My Last Duchess by Eloisa James

November 20, 2020
Would you say yes?
Pondering. Have you ever really, and I mean really, thought about marrying a stranger? I have become so accustomed to a happy ending in romance novels, that sometimes I forget that in a lot of these books, the romantic couple are virtual strangers. Let me put this another way. What would you do if you were sitting in your car/truck/carriage, minding your own business, when a complete stranger jumps in? He then announces that his intentions are honorable. Okkkaaaay. As of today, I would probably spray mace in his face, scream, give him a swift kick, and run. Why am I saying this? Well, my little Petunia’s, it dawned on me while reading this book, that my beloved romance novels sometime require me to overlook reality. But, sometimes it’s all about taking a break from reality. Remember what Dumbledore said, “Happiness can be found, even in the darkest of times, if one only remembers to turn on the light.” I don’t think that quote has anything to do with the romance genre, but if you are in the mood for a little light, relaxing book, then My Last Duchess is for you. And, it’s a short story, so it’s just a few hours of your time.

My Last Duchess is Eloisa James’ prequel to the Wilde series. Yes, this is the story of Hugo, the Duke of Lindow, and Lady Ophelia Astley. You remember Hugo, don’t you? He’s the guy with eight children. A show of hands please! Who out there would react the same way? A stranger hops into your carriage because he wants to marry you…and he has eight kids!!! OMG! Feet, don’t fail me now! Watch as I run in the other direction.  This is one of those times I had absolutely no problems with the heroine turning down a proposal.

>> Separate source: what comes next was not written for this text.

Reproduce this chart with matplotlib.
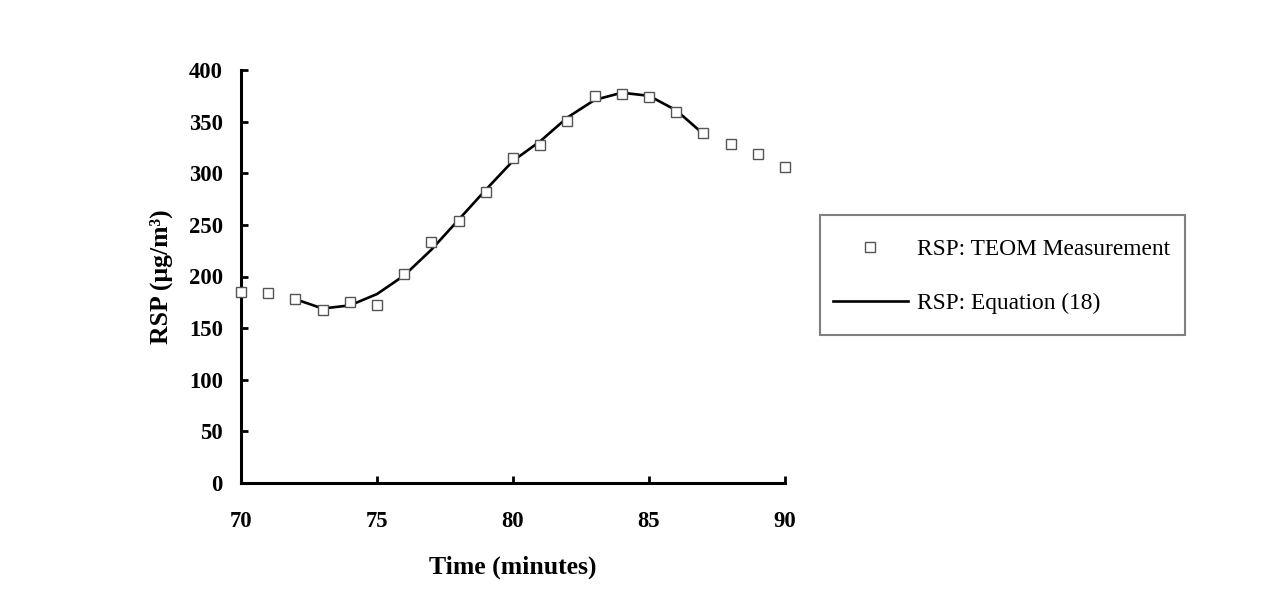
import matplotlib
matplotlib.use("Agg")
import matplotlib.pyplot as plt
from matplotlib.patches import Rectangle

# Data
time_meas = [70, 71, 72, 73, 74, 75, 76, 77, 78, 79, 80, 81, 82, 83, 84, 85, 86, 87, 88, 89, 90]
rsp_meas = [185, 184, 178, 168, 175, 172, 202, 233, 254, 282, 315, 327, 351, 375, 377, 374, 359, 339, 328, 319, 306]

time_eq = [72, 73, 74, 75, 76, 77, 78, 79, 80, 81, 82, 83, 84, 85, 86, 87]
rsp_eq = [178, 169, 172, 183, 201, 226, 255, 284, 312, 331, 354, 371, 378, 375, 361, 338]

xticks = [70, 75, 80, 85, 90]
yticks = [0, 50, 100, 150, 200, 250, 300, 350, 400]

plt.rcParams['font.family'] = ['Liberation Serif', 'DejaVu Serif']

W, H = 1267, 609
fig = plt.figure(figsize=(W/100, H/100), dpi=100)
ax = fig.add_axes([241/W, 1-483/H, (785-241)/W, (483-70)/H])

ax.plot(time_eq, rsp_eq, color='black', lw=1.9, label='RSP: Equation (18)', zorder=2)
ax.plot(time_meas, rsp_meas, ls='none', marker='s', ms=6.8, mfc='white', mec='#555555',
        mew=1.0, label='RSP: TEOM Measurement', zorder=3, clip_on=False)

ax.set_xlim(70, 90)
ax.set_ylim(0, 400)
ax.set_xticks(xticks)
ax.set_yticks(yticks)
ax.spines['top'].set_visible(False)
ax.spines['right'].set_visible(False)
for s in ['left', 'bottom']:
    ax.spines[s].set_linewidth(2.2)
ax.tick_params(direction='in', length=5, width=2.0, labelsize=16.3)
ax.tick_params(axis='y', pad=13)
ax.tick_params(axis='x', pad=20)
for lab in ax.get_xticklabels() + ax.get_yticklabels():
    lab.set_fontweight('bold')

ax.set_xlabel('Time (minutes)', fontsize=18.5, fontweight='bold')
ax.set_ylabel('RSP (μg/m³)', fontsize=18.5, fontweight='bold')
ax.xaxis.set_label_coords(0.5, -0.175)
ax.yaxis.set_label_coords(-0.125, 0.5)

# Legend frame
fig.patches.append(Rectangle((820/W, 1-335/H), (1185-820)/W, (335-215)/H,
                             transform=fig.transFigure, fill=False,
                             edgecolor='#808080', lw=1.5))

handles, labels = ax.get_legend_handles_labels()
leg = fig.legend([handles[1], handles[0]], [labels[1], labels[0]],
                 loc='upper left', bbox_to_anchor=(833/W, 1-239/H),
                 fontsize=16.8, frameon=False, borderpad=0, borderaxespad=0,
                 labelspacing=1.38, handlelength=3.2, handletextpad=0.38)

fig.savefig('out.png', dpi=100, facecolor='white')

Anyway, Hugo has recently received his divorce papers. He’s sort of moping around the house, feeling sorry for himself. Then his sister shows up and drags him into the world. She forces him to see that the youngest of his eight children need a mother. So, he is off to once again marry. Soon he’s hanging out in a ballroom. Then he spots “the-one-who-is-meant-to-be” from across the room. Evidently, love at first sight is a Wilde family tradition. He instantly maneuvers through the crowd; wanting to meet the woman who has captured his eyes. But alas, she has vanished. He gives chase. And, it turns out to be a very delightful chase.

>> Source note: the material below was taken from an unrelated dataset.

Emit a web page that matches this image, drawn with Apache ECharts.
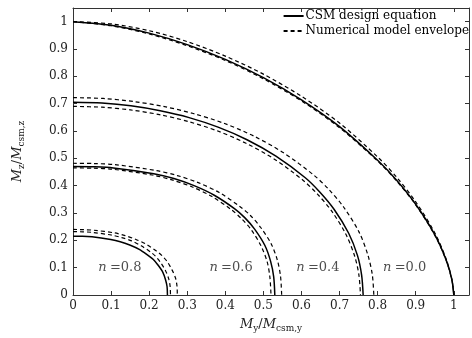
<!DOCTYPE html>
<html>
<head>
<meta charset="utf-8">
<script src="https://cdn.jsdelivr.net/npm/echarts@6/dist/echarts.min.js"></script>
<style>
html, body { margin: 0; padding: 0; background: #fff; }
#chart { width: 472px; height: 338px; }
</style>
</head>
<body>
<div id="chart"></div>
<script>
// curves, [My/Mcsm,y , Mz/Mcsm,z]
var csmN00 = [[0,1],[0.1,0.987],[0.2,0.958],[0.3,0.916],[0.4,0.862],[0.5,0.795],[0.6,0.714],[0.7,0.616],[0.8,0.493],[0.85,0.42],[0.9,0.332],[0.95,0.221],[0.98,0.128],[0.995,0.056],[1,0]];
var numHiN00 = [[0,1],[0.1,0.992],[0.2,0.967],[0.3,0.927],[0.4,0.874],[0.5,0.808],[0.6,0.727],[0.7,0.629],[0.8,0.505],[0.85,0.431],[0.9,0.341],[0.95,0.228],[0.98,0.132],[0.995,0.058],[1,0]];
var numLoN00 = [[0,1],[0.1,0.985],[0.2,0.955],[0.3,0.912],[0.4,0.858],[0.5,0.791],[0.6,0.71],[0.7,0.612],[0.8,0.49],[0.85,0.417],[0.9,0.33],[0.95,0.219],[0.98,0.127],[0.995,0.055],[1,0]];

var csmN04 = [[0,0.705],[0.076,0.702],[0.152,0.692],[0.229,0.674],[0.305,0.649],[0.381,0.614],[0.457,0.568],[0.533,0.508],[0.61,0.429],[0.648,0.377],[0.686,0.313],[0.724,0.226],[0.747,0.145],[0.758,0.073],[0.762,0]];
var numHiN04 = [[0,0.722],[0.079,0.719],[0.158,0.708],[0.237,0.69],[0.316,0.664],[0.395,0.629],[0.474,0.582],[0.553,0.52],[0.632,0.439],[0.672,0.386],[0.711,0.321],[0.751,0.231],[0.774,0.148],[0.786,0.075],[0.79,0]];
var numLoN04 = [[0,0.69],[0.076,0.687],[0.151,0.677],[0.227,0.66],[0.302,0.635],[0.378,0.601],[0.453,0.556],[0.529,0.497],[0.604,0.42],[0.642,0.369],[0.68,0.306],[0.717,0.221],[0.74,0.141],[0.751,0.072],[0.755,0]];

var csmN06 = [[0,0.47],[0.053,0.469],[0.106,0.465],[0.212,0.444],[0.265,0.426],[0.318,0.4],[0.371,0.365],[0.424,0.316],[0.451,0.283],[0.477,0.241],[0.504,0.181],[0.519,0.123],[0.527,0.067],[0.53,0]];
var numHiN06 = [[0,0.482],[0.055,0.481],[0.11,0.477],[0.219,0.455],[0.274,0.437],[0.329,0.411],[0.384,0.375],[0.438,0.324],[0.466,0.291],[0.493,0.247],[0.521,0.186],[0.537,0.126],[0.545,0.069],[0.548,0]];
var numLoN06 = [[0,0.465],[0.052,0.464],[0.104,0.46],[0.208,0.439],[0.26,0.421],[0.312,0.396],[0.364,0.361],[0.416,0.312],[0.442,0.28],[0.468,0.239],[0.494,0.179],[0.51,0.121],[0.517,0.066],[0.52,0]];

var csmN08 = [[0,0.215],[0.025,0.215],[0.05,0.213],[0.099,0.203],[0.124,0.195],[0.149,0.183],[0.174,0.167],[0.198,0.144],[0.211,0.13],[0.223,0.11],[0.236,0.083],[0.243,0.056],[0.247,0.031],[0.248,0]];
var numHiN08 = [[0,0.24],[0.027,0.239],[0.055,0.237],[0.11,0.227],[0.137,0.217],[0.164,0.204],[0.192,0.186],[0.219,0.161],[0.233,0.145],[0.247,0.123],[0.26,0.092],[0.269,0.063],[0.273,0.034],[0.274,0]];
var numLoN08 = [[0,0.232],[0.026,0.231],[0.051,0.229],[0.102,0.219],[0.128,0.21],[0.154,0.198],[0.179,0.18],[0.205,0.156],[0.218,0.14],[0.23,0.119],[0.243,0.089],[0.251,0.061],[0.255,0.033],[0.256,0]];

// n = ... labels: [x, y, text]
var nLabels = [[0.123,0.1,'0.8'],[0.415,0.1,'0.6'],[0.643,0.1,'0.4'],[0.871,0.1,'0.0']];

var legendNames = ['CSM design equation', 'Numerical model envelope'];

var serif = 'DejaVu Serif';
var myChart = echarts.init(document.getElementById('chart'));

function tickFmt(v) {
    if (v > 1.001) return '';
    return (+v.toFixed(1)).toString();
}

function curve(data, dashed) {
    return {
        name: dashed ? legendNames[1] : legendNames[0],
        type: 'line',
        data: data,
        symbol: 'none',
        smooth: 0.3,
        silent: true,
        z: dashed ? 2 : 3,
        lineStyle: {
            color: '#000',
            width: dashed ? 1.2 : 1.5,
            type: dashed ? [4, 3] : 'solid'
        },
        itemStyle: { color: '#000' }
    };
}

var nameRich = {
    m: { fontFamily: serif, fontStyle: 'italic', fontSize: 13, color: '#222' },
    n: { fontFamily: serif, fontSize: 13, color: '#222' },
    s: { fontFamily: serif, fontSize: 9, color: '#222', padding: [7, 0, 0, 0] }
};

var axisBase = {
    type: 'value',
    min: 0,
    interval: 0.1,
    axisLine: { show: true, onZero: false, lineStyle: { color: '#333', width: 1 } },
    axisTick: { show: true, inside: true, length: 4, lineStyle: { color: '#333' } },
    splitLine: { show: false }
};

var option = {
    animation: false,
    backgroundColor: '#fff',
    grid: { left: 73, right: 2, top: 8, bottom: 43 },
    legend: {
        data: legendNames,
        orient: 'vertical',
        right: 3,
        top: 10,
        itemWidth: 20,
        itemHeight: 8,
        itemGap: 3,
        padding: 0,
        itemStyle: { opacity: 0 },
        textStyle: { fontFamily: serif, fontSize: 12, color: '#000', padding: [0, 0, 0, -3] }
    },
    xAxis: [
        Object.assign({}, axisBase, {
            max: 1.04,
            position: 'bottom',
            axisLabel: { formatter: tickFmt, fontFamily: serif, fontSize: 12, color: '#222', margin: 5 },
            name: '{m|M}{s|y}{n|/}{m|M}{s|csm,y}',
            nameLocation: 'middle',
            nameGap: 22,
            nameTextStyle: { rich: nameRich }
        }),
        Object.assign({}, axisBase, {
            max: 1.04,
            position: 'top',
            axisLabel: { show: false }
        })
    ],
    yAxis: [
        Object.assign({}, axisBase, {
            max: 1.05,
            position: 'left',
            axisLabel: { formatter: tickFmt, fontFamily: serif, fontSize: 12, color: '#222', margin: 5 },
            name: '{m|M}{s|z}{n|/}{m|M}{s|csm,z}',
            nameLocation: 'middle',
            nameRotate: 90,
            nameGap: 47,
            nameTextStyle: { rich: nameRich }
        }),
        Object.assign({}, axisBase, {
            max: 1.05,
            position: 'right',
            axisLabel: { show: false }
        })
    ],
    series: [
        curve(csmN00, false), curve(numHiN00, true), curve(numLoN00, true),
        curve(csmN04, false), curve(numHiN04, true), curve(numLoN04, true),
        curve(csmN06, false), curve(numHiN06, true), curve(numLoN06, true),
        curve(csmN08, false), curve(numHiN08, true), curve(numLoN08, true),
        {
            type: 'scatter',
            data: nLabels,
            symbolSize: 0,
            silent: true,
            label: {
                show: true,
                position: 'inside',
                formatter: function (p) {
                    return '{i|n} {t|=' + p.value[2] + '}';
                },
                rich: {
                    i: { fontFamily: serif, fontStyle: 'italic', fontSize: 13, color: '#222' },
                    t: { fontFamily: serif, fontSize: 13, color: '#222' }
                }
            }
        }
    ]
};

myChart.setOption(option);
</script>
</body>
</html>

Ophelia is comfortable. She’s happy with her life. She had a contented marriage, now she’s a widow. Her husband was a nice man, and he left her well-endowed. Ophelia also has a young daughter. This child is the center of Ophelia’s life. She finds everything about her child amazing. Ophelia is pretty pleased with her life. You might call her one happy camper. She is definitely not looking for anything else. Then, at the ball, the hairs on the back of her neck start to stand up. She looks across the room, and finds a very handsome man staring at her. There are sparks behind that intense stare, and she wants nothing to do with them. She quickly flees the party. But she hadn’t planned on the snow storm outside, nor her carriage being stuck in a traffic jam. She also had no idea the intense man would turn out to be Sherlock Holmes. Well, he’s not really Sherlock Holmes. Hugo, it seems, has some of Sherlock’s abilities. He is able to deduce which carriage is hers based on his observations from the ballroom. I loved the carriage scene, and the one night stand which follows. Then he proposes. Then she turns him down.

This was a fun romance, and Ophelia and Hugo were a great couple. Were there a few hiccups? Yes, there were some things I could have done without. After Hugo’s proposal is turned down, he decides to court another woman, an older woman. This woman was rather rude, and why Hugo thought she would make a good mother was beyond me. She disliked children immensely, and I felt Hugo should have been more aware of that from the beginning. I mean, if he’s bright enough to find the correct carriage, he should be smart enough to spot a cold, dispassionate female. Even though I wasn’t fond of this female character, I also wasn’t fond of the “funny” bullying which was used to get rid of her. I thought either Hugo should have told her it wouldn’t work, or she should never have been part of the book in the first place.

There was one more thing which threw me out of the story, and I argued with myself about whether I should even mention it. The slang term “that’s cracked” was used at one point in this story. When I read it I stopped, and retraced my steps. While I pondered whether someone from Georgian times would use that slang, I decided to move on. I did spend some time trying to find references to that term. Who knows, since Ms. James teaches Shakespeare maybe it is legitimate. I just wish authors would tread lightly on using slang/expressions.

Overall, except for a few minor gripes, I enjoyed this book. I thought it was a wonderful love story. Both Ophelia and Hugo were great characters. I had no problems with Ophelia taking her time deciding on whether she should marry Hugo. Regardless of how handsome, and wealthy Hugo was, there were a number of obstacles which would trouble any woman/person. But in the end, Hugo was just too much of a great hero for any smart woman to resist. I do recommend this book, and for a short time you will find yourself in a happy place. Pour yourself a cup of hot chocolate, butter some homemade muffins, wrap yourself in a fuzzy blanket, and enjoy.